There are members of the climbing community to whom Harish Kapadia is an almost mythic figure. Hardly a year passes without an expedition involving him, usually led by him, going forth on the road less travelled and coming back with mountaineering gold. How a civilian merits so much funding and equipment in a poor country, where perhaps more than half of all Indian mountaineering expeditions are militarily-sponsored, I cannot imagine. But Kapadia’s energy, curiosity, geographical acumen and climbing skills are all his own.

Although this is an age where there may be few blanks on the map, Himalayan maps are full of holes and inaccuracies and much of the area’s topography is poorly understood. Bombay-based Harish Kapadia is a tireless prober and archivist. His accounts and photographs of his adventures—usually in the Himalayan Journal, of which he is the editor—have uncovered mysteries about “the other side” and inspired hundreds of new routes and many first ascents.

With this seductive book he will deservedly reach a wider audience to follow in his footsteps. The book’s subject is actually the Himalaya within India’s borders, including the semi-autonomous Sikkim. Aside from the major areas like Garhwal and Kinnaur and Kashmir and Kulu, there are good chapters on the lesser-known regions, like the Assam Himalaya and Spiti. Each section is a compressed historical narrative of the more significant climbs, mostly with, though occasionally without a map. Kapadia has a limpid writing style and his photographs, about half the whole collection, are first rate and well-reproduced. In these days of declining production values in the book business, the good quality paper and the absence of typos are refreshing.

But the real charm of the book is its celebration of the Indian Himalaya and its invitation to the reader to taste the vintage of the smaller vineyards. Almost every chapter has a siren song like this: “It is evident that in Kinnaur many trekking and climbing opportunities await the mountaineer. There are many side valleys, peaks and passes which are inviting, unexplored and certainly unrecorded. With the development of roads, the valleys of this beautiful district are one night away from Shimla. Of course one had to solve the problem of Inner Line permits, lack of porters and lack of information. But then it is no paradise which is gained easily. Even Kim had to hustle with Hurree babu to gain access here.”

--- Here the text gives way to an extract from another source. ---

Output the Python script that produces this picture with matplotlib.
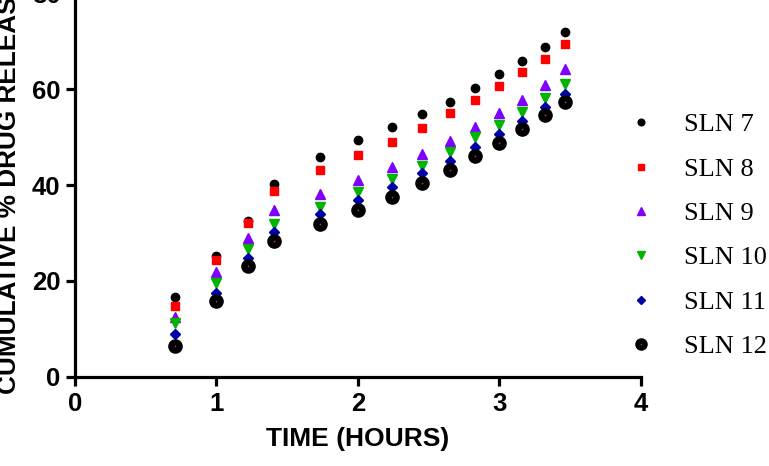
import matplotlib
matplotlib.use("Agg")
import matplotlib.pyplot as plt
from matplotlib.legend_handler import HandlerTuple

# Square root of time (Higuchi plot)
SQRT_TIME = [0.71, 1.0, 1.22, 1.41, 1.73, 2.0, 2.24, 2.45, 2.65, 2.83, 3.0, 3.16, 3.32, 3.46]

SLN7 = [16.7, 25.3, 32.6, 40.2, 45.8, 49.3, 52.0, 54.7, 57.3, 60.3, 63.1, 65.9, 68.8, 71.8]
SLN8 = [14.8, 24.3, 32.0, 38.7, 43.1, 46.2, 48.9, 51.9, 54.9, 57.7, 60.7, 63.5, 66.3, 69.3]
SLN9 = [12.4, 21.8, 29.0, 34.8, 38.1, 41.0, 43.8, 46.5, 49.2, 52.1, 55.0, 57.8, 60.9, 64.2]
SLN10 = [11.2, 19.6, 26.7, 31.9, 35.5, 38.5, 41.3, 44.0, 46.9, 49.9, 52.5, 55.3, 58.1, 61.0]
SLN11 = [9.0, 17.6, 24.7, 30.3, 33.9, 36.9, 39.6, 42.5, 45.1, 47.9, 50.6, 53.3, 56.2, 58.9]
SLN12 = [6.5, 15.8, 23.2, 28.3, 31.9, 34.8, 37.6, 40.4, 43.2, 46.0, 48.8, 51.6, 54.5, 57.2]

LABELS = ["SLN 7", "SLN 8", "SLN 9", "SLN 10", "SLN 11", "SLN 12"]
X_TICKS = [0, 1, 2, 3, 4]
Y_TICKS = [0, 20, 40, 60, 80]

SANS = ["Liberation Sans", "Arial", "DejaVu Sans"]
SERIF = ["Liberation Serif", "Times New Roman", "DejaVu Serif"]

fig = plt.figure(figsize=(7.69, 4.66), dpi=100)
ax = fig.add_axes([0.0975, 0.191, 0.736, 0.824])

styles = [
    dict(marker="o", color="black", ms=6.0),
    dict(marker="s", color="#ff0000", ms=5.8),
    dict(marker="^", color="#8000ff", ms=6.5),
    dict(marker="v", color="#00b400", ms=6.5),
    dict(marker="D", color="#0000a8", ms=5.2),
]
series = [SLN7, SLN8, SLN9, SLN10, SLN11]

for ys, st in zip(series, styles):
    ax.plot(SQRT_TIME, ys, linestyle="none", marker=st["marker"],
            color=st["color"], ms=st["ms"], mec=st["color"], clip_on=False)

# big circle with small red centre dot
ax.plot(SQRT_TIME, SLN12, linestyle="none", marker="o", color="black",
        ms=9.5, clip_on=False)
ax.plot(SQRT_TIME, SLN12, linestyle="none", marker="o", color="#b03050",
        ms=1.3, mew=0, clip_on=False)

ax.set_xlim(0, 4)
ax.set_ylim(0, 80)
ax.set_xticks(X_TICKS)
ax.set_yticks(Y_TICKS)

for s in ["top", "right"]:
    ax.spines[s].set_visible(False)
for s in ["left", "bottom"]:
    ax.spines[s].set_linewidth(2.3)

ax.tick_params(axis="both", direction="out", length=6.5, width=2.3, pad=4)
for lab in ax.get_xticklabels() + ax.get_yticklabels():
    lab.set_fontfamily(SANS)
    lab.set_fontweight("bold")
    lab.set_fontsize(18.5)

ax.set_xlabel("TIME (HOURS)", fontsize=19, fontweight="bold", family=SANS, labelpad=8)
fig.text(16 / 769, 1 - 187 / 466, "CUMULATIVE % DRUG RELEASE", rotation=90,
         rotation_mode="anchor", ha="center", va="baseline",
         fontsize=18.8, fontweight="bold", family=SANS)

# legend with smaller markers
leg_handles = []
for st in styles:
    h, = ax.plot([], [], linestyle="none", marker=st["marker"], color=st["color"],
                 ms=st["ms"] * 0.8)
    leg_handles.append(h)
lb, = ax.plot([], [], linestyle="none", marker="o", color="black", ms=8)
ld, = ax.plot([], [], linestyle="none", marker="o", color="#b03050", ms=1.2, mew=0)
leg_handles.append((lb, ld))

fig.legend(leg_handles, LABELS, loc="upper left",
           bbox_to_anchor=(628 / 769, 1 - 113 / 466),
           frameon=False, handlelength=1.0, handletextpad=1.12,
           labelspacing=0.79, borderaxespad=0, borderpad=0,
           handler_map={tuple: HandlerTuple(ndivide=1, pad=0)},
           prop={"family": SERIF, "size": 19})

fig.savefig("out.png", dpi=100, facecolor="white")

There is no book that doesn’t have a blemish or two either. The photographs do not integrate well with the text. For example, we first come across a picture of Papsura with a deep caption on page 94, but it is not till page 129 that there is a reference to the peak in the text. Nor does the choice of photographs indicate that a lot of effort went into their research. The picture of the Gangotri Shivling, aesthetically one of the finest in India, is from its unattractive backside. Then there are some quirky textual inconsistencies: sometimes all the members of a climbing party will be spelled out, other times the leader, and still other times merely the group’s nationality or its Indian city. Finally, it is impossible to figure why some climbs and mountains are included and others not. At first I thought this the result of the book’s restricted frame of reference: its sources are hardcover English language books, the Himalayan Journal, and the Himalayan Club Newsletter. Perhaps this is justifiable in a volume published to commemorate the Himalayan Club’s diamond jubilee (1928-1988), but leaving out the Indian Mountaineer or the Himavanta newsletter shrinks the data base a little. Failure to consult non-Indian magazines and journals adds to this effect. Less understandable are fine mountains and good climbs which were written up in the Himalayan Journal and dropped in the book, Meru Peak in the Gangotri for one. One last cavil and then I’ll quit. Credit for the maps is given to a Arun Samant “who has single-handed solved that vexatious problem for us” say the authors. But they are sometimes incomplete as to scale and date of the information.

Climbers owe Kapadia and the late Soli Mehta a debt of immeasurable gratitude.